=== STORED DATA ===

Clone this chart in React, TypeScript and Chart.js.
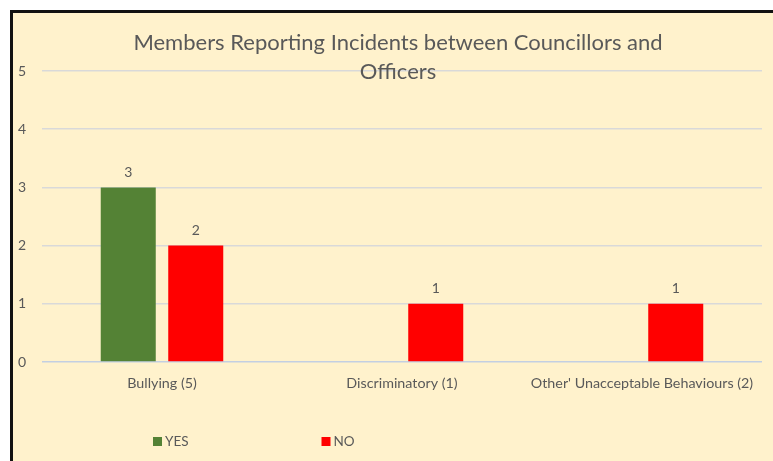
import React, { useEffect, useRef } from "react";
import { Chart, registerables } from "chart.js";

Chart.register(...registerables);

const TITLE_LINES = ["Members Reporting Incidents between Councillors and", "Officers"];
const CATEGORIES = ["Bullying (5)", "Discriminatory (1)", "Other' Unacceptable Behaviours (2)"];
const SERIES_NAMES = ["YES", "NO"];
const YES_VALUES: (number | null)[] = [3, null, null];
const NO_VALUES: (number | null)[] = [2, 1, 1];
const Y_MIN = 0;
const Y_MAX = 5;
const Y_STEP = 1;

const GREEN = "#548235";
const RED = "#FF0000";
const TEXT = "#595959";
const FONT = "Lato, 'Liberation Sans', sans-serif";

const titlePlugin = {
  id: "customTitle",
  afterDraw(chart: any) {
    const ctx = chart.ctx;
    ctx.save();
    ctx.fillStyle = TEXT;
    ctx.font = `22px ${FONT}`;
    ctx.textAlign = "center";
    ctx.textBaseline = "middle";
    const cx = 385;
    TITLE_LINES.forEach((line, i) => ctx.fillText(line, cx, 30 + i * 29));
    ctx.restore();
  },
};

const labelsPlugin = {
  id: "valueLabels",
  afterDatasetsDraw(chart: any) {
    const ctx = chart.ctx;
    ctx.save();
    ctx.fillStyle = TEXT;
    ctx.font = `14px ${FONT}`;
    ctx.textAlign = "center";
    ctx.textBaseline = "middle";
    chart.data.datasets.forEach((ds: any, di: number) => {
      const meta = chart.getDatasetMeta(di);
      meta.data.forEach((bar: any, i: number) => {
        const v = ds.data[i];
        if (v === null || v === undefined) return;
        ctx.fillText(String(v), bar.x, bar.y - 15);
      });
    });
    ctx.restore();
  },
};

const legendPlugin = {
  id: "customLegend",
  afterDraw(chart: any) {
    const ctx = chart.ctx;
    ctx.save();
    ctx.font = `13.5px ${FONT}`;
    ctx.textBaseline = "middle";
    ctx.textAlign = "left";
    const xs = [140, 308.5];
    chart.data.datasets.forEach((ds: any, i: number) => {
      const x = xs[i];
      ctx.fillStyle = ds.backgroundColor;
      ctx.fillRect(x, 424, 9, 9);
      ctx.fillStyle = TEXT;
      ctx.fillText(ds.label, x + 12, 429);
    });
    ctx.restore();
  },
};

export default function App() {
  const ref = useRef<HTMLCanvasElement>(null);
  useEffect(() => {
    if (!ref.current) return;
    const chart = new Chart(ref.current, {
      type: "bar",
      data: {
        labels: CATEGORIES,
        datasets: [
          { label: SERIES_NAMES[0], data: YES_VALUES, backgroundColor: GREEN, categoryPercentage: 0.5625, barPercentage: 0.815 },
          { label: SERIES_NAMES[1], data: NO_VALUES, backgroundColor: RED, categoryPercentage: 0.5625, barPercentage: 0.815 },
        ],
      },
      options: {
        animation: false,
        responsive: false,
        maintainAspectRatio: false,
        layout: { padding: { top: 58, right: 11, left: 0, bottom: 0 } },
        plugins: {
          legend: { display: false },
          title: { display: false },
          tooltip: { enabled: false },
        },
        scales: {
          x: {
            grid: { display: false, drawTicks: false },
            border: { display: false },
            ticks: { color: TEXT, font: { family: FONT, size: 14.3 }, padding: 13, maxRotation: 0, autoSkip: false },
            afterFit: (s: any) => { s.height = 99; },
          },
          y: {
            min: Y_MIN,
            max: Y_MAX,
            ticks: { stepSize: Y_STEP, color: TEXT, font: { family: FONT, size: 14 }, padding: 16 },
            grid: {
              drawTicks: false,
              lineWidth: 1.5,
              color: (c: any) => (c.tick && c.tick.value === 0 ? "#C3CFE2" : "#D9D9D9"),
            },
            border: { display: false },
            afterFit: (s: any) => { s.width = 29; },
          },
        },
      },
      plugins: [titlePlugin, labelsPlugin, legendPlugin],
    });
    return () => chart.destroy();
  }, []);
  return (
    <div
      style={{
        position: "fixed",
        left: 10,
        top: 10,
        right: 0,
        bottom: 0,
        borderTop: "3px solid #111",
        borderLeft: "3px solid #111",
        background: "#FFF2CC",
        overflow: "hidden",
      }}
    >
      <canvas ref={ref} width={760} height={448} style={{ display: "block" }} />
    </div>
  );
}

===

§ **STATED GOAL**:
Print the full listing exactly, dropping the pictures.

§ **OUTPUT FOR THIS TASK**:
Clone this chart in React, TypeScript and Chart.js.
import React, { useEffect, useRef } from "react";
import { Chart, registerables } from "chart.js";

Chart.register(...registerables);

const TITLE_LINES = ["Members Reporting Incidents between Councillors and", "Officers"];
const CATEGORIES = ["Bullying (5)", "Discriminatory (1)", "Other' Unacceptable Behaviours (2)"];
const SERIES_NAMES = ["YES", "NO"];
const YES_VALUES: (number | null)[] = [3, null, null];
const NO_VALUES: (number | null)[] = [2, 1, 1];
const Y_MIN = 0;
const Y_MAX = 5;
const Y_STEP = 1;

const GREEN = "#548235";
const RED = "#FF0000";
const TEXT = "#595959";
const FONT = "Lato, 'Liberation Sans', sans-serif";

const titlePlugin = {
  id: "customTitle",
  afterDraw(chart: any) {
    const ctx = chart.ctx;
    ctx.save();
    ctx.fillStyle = TEXT;
    ctx.font = `22px ${FONT}`;
    ctx.textAlign = "center";
    ctx.textBaseline = "middle";
    const cx = 385;
    TITLE_LINES.forEach((line, i) => ctx.fillText(line, cx, 30 + i * 29));
    ctx.restore();
  },
};

const labelsPlugin = {
  id: "valueLabels",
  afterDatasetsDraw(chart: any) {
    const ctx = chart.ctx;
    ctx.save();
    ctx.fillStyle = TEXT;
    ctx.font = `14px ${FONT}`;
    ctx.textAlign = "center";
    ctx.textBaseline = "middle";
    chart.data.datasets.forEach((ds: any, di: number) => {
      const meta = chart.getDatasetMeta(di);
      meta.data.forEach((bar: any, i: number) => {
        const v = ds.data[i];
        if (v === null || v === undefined) return;
        ctx.fillText(String(v), bar.x, bar.y - 15);
      });
    });
    ctx.restore();
  },
};

const legendPlugin = {
  id: "customLegend",
  afterDraw(chart: any) {
    const ctx = chart.ctx;
    ctx.save();
    ctx.font = `13.5px ${FONT}`;
    ctx.textBaseline = "middle";
    ctx.textAlign = "left";
    const xs = [140, 308.5];
    chart.data.datasets.forEach((ds: any, i: number) => {
      const x = xs[i];
      ctx.fillStyle = ds.backgroundColor;
      ctx.fillRect(x, 424, 9, 9);
      ctx.fillStyle = TEXT;
      ctx.fillText(ds.label, x + 12, 429);
    });
    ctx.restore();
  },
};

export default function App() {
  const ref = useRef<HTMLCanvasElement>(null);
  useEffect(() => {
    if (!ref.current) return;
    const chart = new Chart(ref.current, {
      type: "bar",
      data: {
        labels: CATEGORIES,
        datasets: [
          { label: SERIES_NAMES[0], data: YES_VALUES, backgroundColor: GREEN, categoryPercentage: 0.5625, barPercentage: 0.815 },
          { label: SERIES_NAMES[1], data: NO_VALUES, backgroundColor: RED, categoryPercentage: 0.5625, barPercentage: 0.815 },
        ],
      },
      options: {
        animation: false,
        responsive: false,
        maintainAspectRatio: false,
        layout: { padding: { top: 58, right: 11, left: 0, bottom: 0 } },
        plugins: {
          legend: { display: false },
          title: { display: false },
          tooltip: { enabled: false },
        },
        scales: {
          x: {
            grid: { display: false, drawTicks: false },
            border: { display: false },
            ticks: { color: TEXT, font: { family: FONT, size: 14.3 }, padding: 13, maxRotation: 0, autoSkip: false },
            afterFit: (s: any) => { s.height = 99; },
          },
          y: {
            min: Y_MIN,
            max: Y_MAX,
            ticks: { stepSize: Y_STEP, color: TEXT, font: { family: FONT, size: 14 }, padding: 16 },
            grid: {
              drawTicks: false,
              lineWidth: 1.5,
              color: (c: any) => (c.tick && c.tick.value === 0 ? "#C3CFE2" : "#D9D9D9"),
            },
            border: { display: false },
            afterFit: (s: any) => { s.width = 29; },
          },
        },
      },
      plugins: [titlePlugin, labelsPlugin, legendPlugin],
    });
    return () => chart.destroy();
  }, []);
  return (
    <div
      style={{
        position: "fixed",
        left: 10,
        top: 10,
        right: 0,
        bottom: 0,
        borderTop: "3px solid #111",
        borderLeft: "3px solid #111",
        background: "#FFF2CC",
        overflow: "hidden",
      }}
    >
      <canvas ref={ref} width={760} height={448} style={{ display: "block" }} />
    </div>
  );
}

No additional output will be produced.